I try to not to look at marriage and weddings too negatively, but I still gotta be a “man” about it. Turning the day you are permanently paired up with someone into this “start of real life” moment sort of trivializes, at least for me, all the years before that point. It’s the easier thing to do, but what happens to the rest?

But people do it all the time. The old stereotype that young girls fantasize about their dream wedding is outdated, but one can’t ignore that even the most modern man and woman disagree tremendously on the size and scope of weddings.

In high school, I dated a girl who had spent the better part of a weekend making entire “wedding dream books” with her friends. They planned the colors, time of year, who their maid of honor would be, (sadly) what their dream husband would look like, their honeymoon, what type of cake, and on and on. And I put on a pleasant grin for a while, but after two or three minutes, I just got bored of it.

I just don’t care that much about the details. I reject the “male” notion that my wedding day should be a day to dread, that now I’ll have the “old ball and chain.” But I also reject that it is a day that should have more than three days devoted to planning it, too. I don’t want to tie the knot in Vegas or anything, but I also don’t want my spouse’s Dad to have to take out a second mortgage for something so surface.

Call me new-fashioned, but a wedding, for me, is about three very distinct and simple things: allowing my Grandma to see it happen in a church, kissing the bride for just a second too long to try to be funny, and getting enough wedding gifts to allow my new wife to forget she just married a shmuck.

If those things happen, then all the rest is just filler for what it’s really about: love.

She said (Amanda)

I started thinking about what my wedding day would be like before I was even out of elementary school.

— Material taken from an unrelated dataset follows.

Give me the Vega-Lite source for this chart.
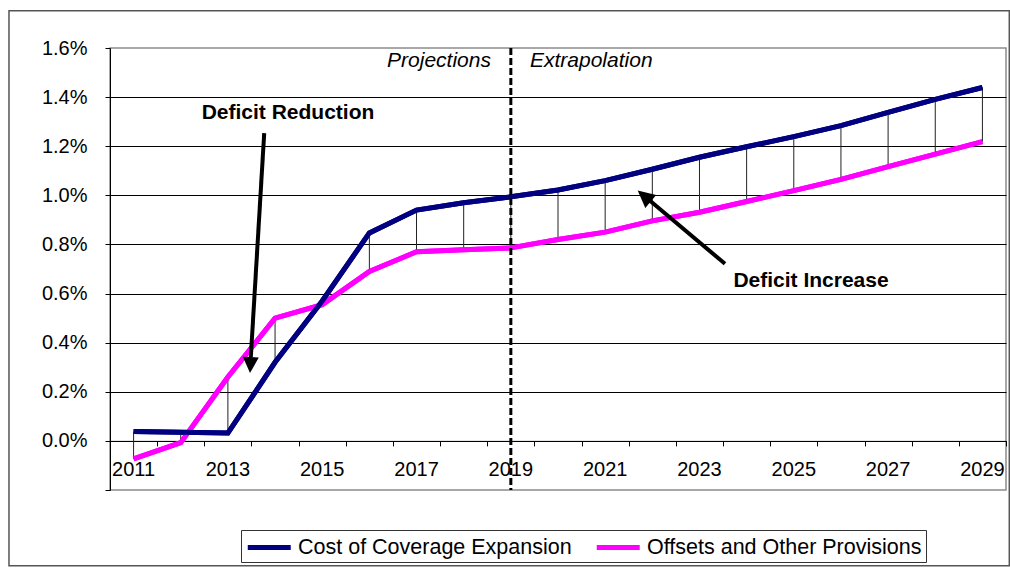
{
  "$schema": "https://vega.github.io/schema/vega-lite/v6.json",
  "width": 896,
  "height": 442,
  "autosize": {"type": "none"},
  "padding": {"left": 110, "top": 48, "right": 4, "bottom": 79},
  "background": "white",
  "config": {
    "font": "Liberation Sans",
    "view": {"stroke": "#8c8c8c", "strokeWidth": 1.5},
    "legend": {
      "orient": "none",
      "legendX": 131,
      "legendY": 482,
      "direction": "horizontal",
      "strokeColor": "#333333",
      "fillColor": "white",
      "padding": 4,
      "symbolType": "M-1,0L3,0",
      "symbolSize": 462,
      "symbolStrokeWidth": 5,
      "labelFontSize": 21.5,
      "labelColor": "black",
      "labelOffset": 26,
      "columnPadding": 14,
      "labelLimit": 0
    }
  },
  "data": {
    "values": [
      {"year": 2011, "cost": 0.038, "offsets": -0.073},
      {"year": 2012, "cost": 0.035, "offsets": -0.007},
      {"year": 2013, "cost": 0.032, "offsets": 0.26},
      {"year": 2014, "cost": 0.32, "offsets": 0.5},
      {"year": 2015, "cost": 0.57, "offsets": 0.555},
      {"year": 2016, "cost": 0.847, "offsets": 0.69},
      {"year": 2017, "cost": 0.94, "offsets": 0.77},
      {"year": 2018, "cost": 0.97, "offsets": 0.778},
      {"year": 2019, "cost": 0.994, "offsets": 0.786},
      {"year": 2020, "cost": 1.022, "offsets": 0.82},
      {"year": 2021, "cost": 1.06, "offsets": 0.85},
      {"year": 2022, "cost": 1.106, "offsets": 0.896},
      {"year": 2023, "cost": 1.155, "offsets": 0.931},
      {"year": 2024, "cost": 1.198, "offsets": 0.975},
      {"year": 2025, "cost": 1.239, "offsets": 1.019},
      {"year": 2026, "cost": 1.284, "offsets": 1.065},
      {"year": 2027, "cost": 1.338, "offsets": 1.117},
      {"year": 2028, "cost": 1.391, "offsets": 1.168},
      {"year": 2029, "cost": 1.439, "offsets": 1.219}
    ]
  },
  "layer": [
    {
      "transform": [{"fold": ["offsets", "cost"], "as": ["series", "value"]}],
      "mark": {"type": "line", "strokeWidth": 5, "strokeJoin": "miter"},
      "encoding": {
        "x": {
          "field": "year", "type": "quantitative",
          "scale": {"domain": [2010.5, 2029.5], "nice": false, "zero": false},
          "axis": {
            "title": null,
            "orient": "bottom",
            "offset": -49.1,
            "values": [2010.5, 2011.5, 2012.5, 2013.5, 2014.5, 2015.5, 2016.5, 2017.5, 2018.5, 2019.5, 2020.5, 2021.5, 2022.5, 2023.5, 2024.5, 2025.5, 2026.5, 2027.5, 2028.5, 2029.5],
            "labels": false,
            "ticks": true,
            "tickSize": 5,
            "tickWidth": 1,
            "tickColor": "black",
            "tickOpacity": 1,
            "domainColor": "black",
            "domainWidth": 1,
            "grid": false
          }
        },
        "y": {
          "field": "value", "type": "quantitative",
          "scale": {"domain": [-0.2, 1.6], "nice": false, "zero": false},
          "axis": {
            "title": null,
            "values": [-0.2, 0, 0.2, 0.4, 0.6, 0.8, 1, 1.2, 1.4, 1.6],
            "labelExpr": "datum.value < -0.1 ? '' : format(datum.value, '.1f') + '%'",
            "labelFontSize": 20,
            "labelColor": "black",
            "labelPadding": 18,
            "tickSize": 5,
            "tickColor": "black",
            "domainColor": "black",
            "domainWidth": 1,
            "grid": true,
            "gridColor": "black",
            "gridWidth": 1,
            "gridOpacity": {"condition": {"test": "datum.value < -0.1 || datum.value > 1.5", "value": 0}, "value": 1}
          }
        },
        "color": {
          "field": "series", "type": "nominal",
          "scale": {"domain": ["cost", "offsets"], "range": ["#000080", "#FF00FF"]},
          "legend": {
            "title": null,
            "labelExpr": "datum.value === 'cost' ? 'Cost of Coverage Expansion' : 'Offsets and Other Provisions'"
          }
        }
      }
    },
    {
      "data": {"values": [{}]},
      "mark": {"type": "rect", "fillOpacity": 0, "stroke": "#555555", "strokeWidth": 1.5, "clip": false},
      "encoding": {
        "x": {"datum": 2008.358, "type": "quantitative", "title": null},
        "x2": {"datum": 2029.57},
        "y": {"datum": 1.7515, "type": "quantitative", "title": null},
        "y2": {"datum": -0.5086}
      }
    },
    {
      "mark": {"type": "rule", "color": "#222222", "strokeWidth": 1},
      "encoding": {
        "x": {"field": "year", "type": "quantitative", "title": null},
        "y": {"field": "cost", "type": "quantitative", "title": null},
        "y2": {"field": "offsets"}
      }
    },
    {
      "transform": [{"fold": ["offsets", "cost"], "as": ["series", "value"]}],
      "mark": {"type": "line", "strokeWidth": 5, "strokeJoin": "miter"},
      "encoding": {
        "x": {"field": "year", "type": "quantitative", "title": null},
        "y": {"field": "value", "type": "quantitative", "title": null},
        "color": {"field": "series", "type": "nominal"}
      }
    },
    {
      "transform": [{"filter": "datum.year % 2 === 1"}],
      "mark": {"type": "text", "fontSize": 20, "align": "center", "baseline": "middle", "color": "black"},
      "encoding": {
        "x": {"field": "year", "type": "quantitative", "title": null},
        "y": {"datum": -0.1177, "type": "quantitative", "title": null},
        "text": {"field": "year", "type": "quantitative", "format": "d"}
      }
    },
    {
      "data": {"values": [{}]},
      "mark": {"type": "rule", "color": "black", "strokeWidth": 3, "strokeDash": [7, 3]},
      "encoding": {
        "x": {"datum": 2019, "type": "quantitative", "title": null}
      }
    },
    {
      "data": {"values": [{}]},
      "mark": {"type": "text", "text": "Projections", "fontStyle": "italic", "fontSize": 21, "align": "right", "baseline": "alphabetic", "color": "black"},
      "encoding": {
        "x": {"datum": 2018.579, "type": "quantitative", "title": null},
        "y": {"datum": 1.5234, "type": "quantitative", "title": null}
      }
    },
    {
      "data": {"values": [{}]},
      "mark": {"type": "text", "text": "Extrapolation", "fontStyle": "italic", "fontSize": 21, "align": "left", "baseline": "alphabetic", "color": "black"},
      "encoding": {
        "x": {"datum": 2019.406, "type": "quantitative", "title": null},
        "y": {"datum": 1.5234, "type": "quantitative", "title": null}
      }
    },
    {
      "data": {"values": [{}]},
      "mark": {"type": "text", "text": "Deficit Reduction", "fontWeight": "bold", "fontSize": 21, "align": "center", "baseline": "alphabetic", "color": "black"},
      "encoding": {
        "x": {"datum": 2014.274, "type": "quantitative", "title": null},
        "y": {"datum": 1.3117, "type": "quantitative", "title": null}
      }
    },
    {
      "data": {"values": [{}]},
      "mark": {"type": "text", "text": "Deficit Increase", "fontWeight": "bold", "fontSize": 21, "align": "center", "baseline": "alphabetic", "color": "black"},
      "encoding": {
        "x": {"datum": 2025.365, "type": "quantitative", "title": null},
        "y": {"datum": 0.6255, "type": "quantitative", "title": null}
      }
    },
    {
      "data": {"values": [{}]},
      "mark": {"type": "rule", "color": "black", "strokeWidth": 4},
      "encoding": {
        "x": {"datum": 2013.77, "type": "quantitative", "title": null},
        "y": {"datum": 1.2535, "type": "quantitative", "title": null},
        "x2": {"datum": 2013.486},
        "y2": {"datum": 0.3413}
      }
    },
    {
      "data": {"values": [{}]},
      "mark": {"type": "point", "shape": "M0,0L-1,2L1,2Z", "filled": true, "color": "black", "opacity": 1, "size": 256, "angle": 182.9},
      "encoding": {
        "x": {"datum": 2013.469, "type": "quantitative", "title": null},
        "y": {"datum": 0.2761, "type": "quantitative", "title": null}
      }
    },
    {
      "data": {"values": [{}]},
      "mark": {"type": "rule", "color": "black", "strokeWidth": 4},
      "encoding": {
        "x": {"datum": 2023.541, "type": "quantitative", "title": null},
        "y": {"datum": 0.7212, "type": "quantitative", "title": null},
        "x2": {"datum": 2021.951},
        "y2": {"datum": 0.9778}
      }
    },
    {
      "data": {"values": [{}]},
      "mark": {"type": "point", "shape": "M0,0L-1,2L1,2Z", "filled": true, "color": "black", "opacity": 1, "size": 289, "angle": 309.9},
      "encoding": {
        "x": {"datum": 2021.69, "type": "quantitative", "title": null},
        "y": {"datum": 1.0197, "type": "quantitative", "title": null}
      }
    }
  ]
}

One Halloween, I even dressed-up as a bride. Now, when I attend weddings, I take mental notes of things I would like and wouldn’t like at my own.

There are many women like me, who will go to very elaborate measures in order to create a picture perfect special day. Some people do not understand the madness behind all of this, including myself. The only thing I really understand is that a wedding day is a time when us girls get to be a princess, a day when all eyes are on us. We get pampered and more dressed up than we will for any other day of our lives. It’s the ultimate day when we get to feel “girlie.”

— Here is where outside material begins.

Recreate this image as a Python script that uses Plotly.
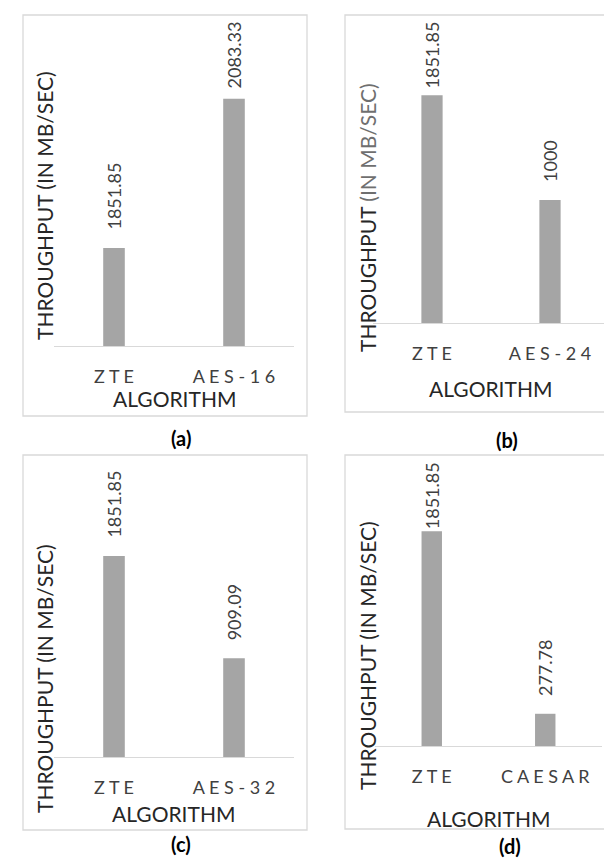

In fairy tales, the wedding day is the day when the “happily ever after” begins. The character marries her prince charming, and she’s usually saved from some wicked stepmother or horrible life or man. This fairy tale ending is what many women want to happen on their wedding day (until the reality check hits us and we realize that there is no such thing). The more elaborate the wedding, the more close to the fairy tale.

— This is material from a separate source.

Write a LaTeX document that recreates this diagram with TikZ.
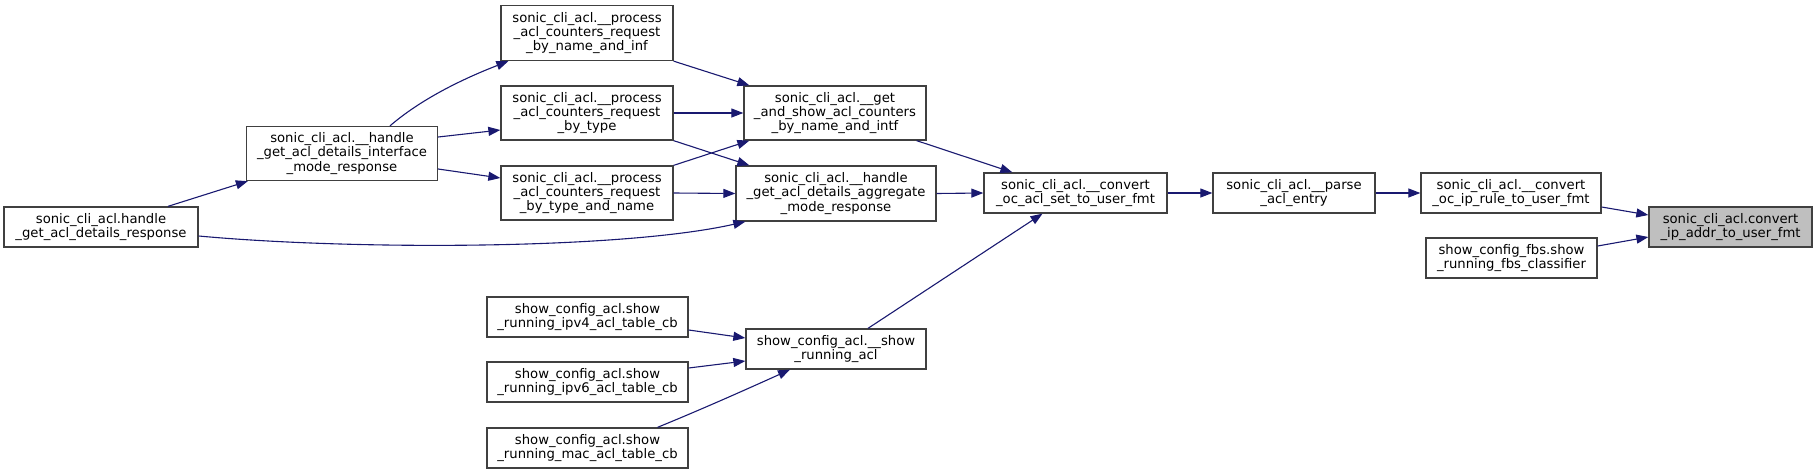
\documentclass[tikz,border=0pt]{standalone}
\usepackage{fontspec}
\setmainfont{DejaVu Sans}
\usepackage{tikz}
\usetikzlibrary{
  arrows.meta,
  calc
}
\definecolor{edgeblue}{RGB}{25,25,112}
\definecolor{boxline}{RGB}{64,64,64}
\definecolor{hilite}{RGB}{191,191,191}
\tikzset{
  fnbox/.style={draw=boxline, line width=1.3pt, fill=white,
    inner sep=0pt, align=center,
    font=\fontsize{13.2}{14.2}\selectfont},
  hibox/.style={fnbox, fill=hilite},
  arr/.style={-{Triangle[length=12pt, width=9pt]}, edgeblue, line width=1.1pt},
}

\begin{document}
\begin{tikzpicture}[x=1pt, y=-1pt]
  \useasboundingbox (0,0) rectangle (1817,474);

  % callers of the process functions
  \node[fnbox, minimum width=194pt, minimum height=40pt] (hr) at (101,227)
    {sonic\_cli\_acl.handle\\\_get\_acl\_details\_response};
  \node[fnbox, minimum width=191pt, minimum height=54pt] (iface) at (342,153.5)
    {sonic\_cli\_acl.\_\_handle\\\_get\_acl\_details\_interface\\\_mode\_response};

  % process functions
  \node[fnbox, minimum width=172pt, minimum height=55pt] (pname) at (587,33)
    {sonic\_cli\_acl.\_\_process\\\_acl\_counters\_request\\\_by\_name\_and\_inf};
  \node[fnbox, minimum width=172pt, minimum height=54pt] (ptype) at (587,113)
    {sonic\_cli\_acl.\_\_process\\\_acl\_counters\_request\\\_by\_type};
  \node[fnbox, minimum width=172pt, minimum height=54pt] (ptypename) at (587,193)
    {sonic\_cli\_acl.\_\_process\\\_acl\_counters\_request\\\_by\_type\_and\_name};

  % show_config_acl callbacks
  \node[fnbox, minimum width=201pt, minimum height=40pt] (ipv4) at (587.5,317)
    {show\_config\_acl.show\\\_running\_ipv4\_acl\_table\_cb};
  \node[fnbox, minimum width=201pt, minimum height=40pt] (ipv6) at (587.5,382)
    {show\_config\_acl.show\\\_running\_ipv6\_acl\_table\_cb};
  \node[fnbox, minimum width=201pt, minimum height=40pt] (mac) at (587.5,448)
    {show\_config\_acl.show\\\_running\_mac\_acl\_table\_cb};

  % middle column
  \node[fnbox, minimum width=182pt, minimum height=54pt] (getshow) at (835,113)
    {sonic\_cli\_acl.\_\_get\\\_and\_show\_acl\_counters\\\_by\_name\_and\_intf};
  \node[fnbox, minimum width=200pt, minimum height=55pt] (aggr) at (836,193.5)
    {sonic\_cli\_acl.\_\_handle\\\_get\_acl\_details\_aggregate\\\_mode\_response};
  \node[fnbox, minimum width=180pt, minimum height=40pt] (showacl) at (836,349)
    {show\_config\_acl.\_\_show\\\_running\_acl};

  % chain to the target
  \node[fnbox, minimum width=183pt, minimum height=40pt] (convacl) at (1075.5,193)
    {sonic\_cli\_acl.\_\_convert\\\_oc\_acl\_set\_to\_user\_fmt};
  \node[fnbox, minimum width=162pt, minimum height=40pt] (parse) at (1294,193)
    {sonic\_cli\_acl.\_\_parse\\\_acl\_entry};
  \node[fnbox, minimum width=180pt, minimum height=40pt] (convip) at (1511,193)
    {sonic\_cli\_acl.\_\_convert\\\_oc\_ip\_rule\_to\_user\_fmt};
  \node[fnbox, minimum width=171pt, minimum height=40pt] (fbs) at (1511.5,258)
    {show\_config\_fbs.show\\\_running\_fbs\_classifier};
  \node[hibox, minimum width=163pt, minimum height=40pt] (target) at (1730.5,227)
    {sonic\_cli\_acl.convert\\\_ip\_addr\_to\_user\_fmt};

  % edges
  \draw[arr] ([xshift=67]hr.north) -- ([xshift=2]iface.south west);
  \draw[arr] ([yshift=-9]hr.east) .. controls (350,250) and (620,250) .. ([xshift=10]aggr.south west);
  \draw[arr] ([xshift=48]iface.north) .. controls (420,100) and (460,80) .. ([xshift=8]pname.south west);
  \draw[arr] ([yshift=16.5]iface.east) -- ([yshift=-17]ptype.west);
  \draw[arr] ([yshift=-15.5]iface.east) -- ([yshift=15]ptypename.west);
  \draw[arr] (pname.south east) -- ([xshift=6]getshow.north west);
  \draw[arr] (ptype.east) -- (getshow.west);
  \draw[arr] (ptype.south east) -- ([xshift=14]aggr.north west);
  \draw[arr] (ptypename.north east) -- ([xshift=6]getshow.south west);
  \draw[arr] (ptypename.east) -- (aggr.west);
  \draw[arr] ([yshift=-13]ipv4.east) -- ([yshift=11]showacl.west);
  \draw[arr] ([yshift=14]ipv6.east) -- ([yshift=-12]showacl.west);
  \draw[arr] ([xshift=70]mac.north) .. controls (700,410) and (745,390) .. ([xshift=-46]showacl.south);
  \draw[arr] ([xshift=-10]getshow.south east) -- ([xshift=29]convacl.north west);
  \draw[arr] (aggr.east) -- (convacl.west);
  \draw[arr] ([xshift=32]showacl.north) -- ([xshift=-33]convacl.south);
  \draw[arr] (convacl.east) -- (parse.west);
  \draw[arr] (parse.east) -- (convip.west);
  \draw[arr] ([yshift=-14]convip.east) -- ([yshift=12]target.west);
  \draw[arr] ([yshift=12]fbs.east) -- ([yshift=-10]target.west);
\end{tikzpicture}
\end{document}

We women also have another strike against us when it comes to weddings. Not only have we dreamt about it since we were little, but our mothers and grandmothers began planning it when we were little girls. And the older we get, the more questioning we get about when we are going to get married and have kids.

So, is it very rational for some of us women to want to spend thousands of dollars on a day that, from what I’ve heard, goes by so quickly that there are things we won’t even remember? Not really, but I’m sure when it’s my time, I will still want the wedding that I have dreamt about since I was a little girl.